Sexta-feira, às 23 horas. A esta hora da noite, um pedido para comprar chicle e picolé só poderia me levar a um lugar: loja de conveniências de posto de gasolina. Fui. Digo, aventurei. Ao chegar lá foi difícil estacionar. A moçada ocupava o estacionamento, os boxes de abastecimento dos carros, as mesas. Quando cheguei, estacionei onde pude. Duas moças estavam escoradas no porta-malas de um carro, que estava com a porta traseira aberta. O carro tinha uma aparelhagem de som potente, incrementada. Pensei: daria para fazer um baile com um som destes. As moças estavam acompanhadas por dois rapazes. Uma delas usava um short curto, com os bolsos avançando sobre as coxas, como quem diz: “olha, meu short tem bolso, viu?”. Deve ser moda. Quando abri a porta do carro para sair observei que elas se olharam, comentaram alguma coisa e sorriram. Pensei: “ihhh… estão falando do som do meu carro” (eu estava com o rádio ligado). Sei que não é páreo para o som daquele carro, mas sempre identifico bem as músicas que tocam, do rádio ou do pen-drive. Tem um som normal. Pensei também: “devem estar falando da minha cachorrinha poodle que está comigo, a Nicky. Afinal, alguém mais leva cachorrinho na balada do posto às onze horas da noite?” Elas podem ter comentado a ideia de me adicionar no Guinness Book por isso. Já pensou eu ser o cara que mais leva cachorrinho para a balada no mundo? Que tal? Mas depois pensei que elas poderiam estar querendo lançar a Nicky como candidata a cachorrinha que mais frequenta baladas. Aquelas duas moças podem também ter comentado se, depois de vê-las escoradas no carro, eu iria à minha casa buscar a mulher para escorar no porta-malas do meu carro com a porta traseira aberta. Caso eu fizesse isso, é certo que eu aproveitaria para trazer uma caixa de som para melhorar o desempenho do meu rádio.
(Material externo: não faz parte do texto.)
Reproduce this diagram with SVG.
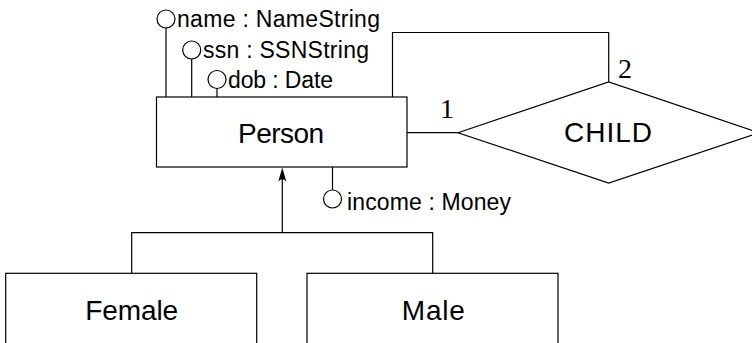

Quando entrei na loja de conveniências fiz um comentário com o atendente: “ta lotado hoje, né? Parece que a moçada gosta do cheirinho da gasolina. São todos os dias assim?” O rapaz respondeu: “pior”. Não que eu esperasse uma resposta profunda, mas pensei comigo: “que poder de síntese!” Pensei também como eu deveria interpretar a palavra “pior”. Seria possível traduzi-la por “melhor”? Ou “pior” seria uma sigla de alguma expressão, tipo “Para de Interrogar, Ô Rapá”.
Fico pensando o que leva os jovens a se aglomerarem num porto de gasolina. Quando viajo aos sábados, saio cedo da manhã, e nesta hora já presenciei jovens ainda lá, firmes, como quem diz: “to com sono mas não me entrego”. Suponho que tenham passado ali a noite toda. Talvez seja atraente a sensação de escorar atrás do carro com a porta do bagageiro aberta, pelo perigo de, a qualquer momento, cair para dentro como se fosse uma mala, ou (por que não?) um mala. Não estou querendo chamar ninguém de mala. Quero também deixar claro que, se um dia alguém for chamado de mala, isto não é ofensa, desde que a mala tenha bagagem, conteúdo. Nem falo da bagagem de entendimento musical, de sentir a música a todo volume. Isto não parece importar. O que importa é sentir a vibração que o som provoca na lataria do carro, e escorá-lo de costas, como a impedi-lo o movimento de ré, ficando assim por horas a fio. Talvez o pai tenha falado: “vai ao posto abastecer, guri”. E o guri entendeu que era para abastecer de cerveja, ou abastecer a mente de novas ideias pela troca de conversas, em que sempre se aprende.
Quando fui efetivar a compra na loja de conveniências, perguntei a mim mesmo: “o que mesmo eu tinha que comprar na loja de conveniências? Era comprar ou abastecer?”.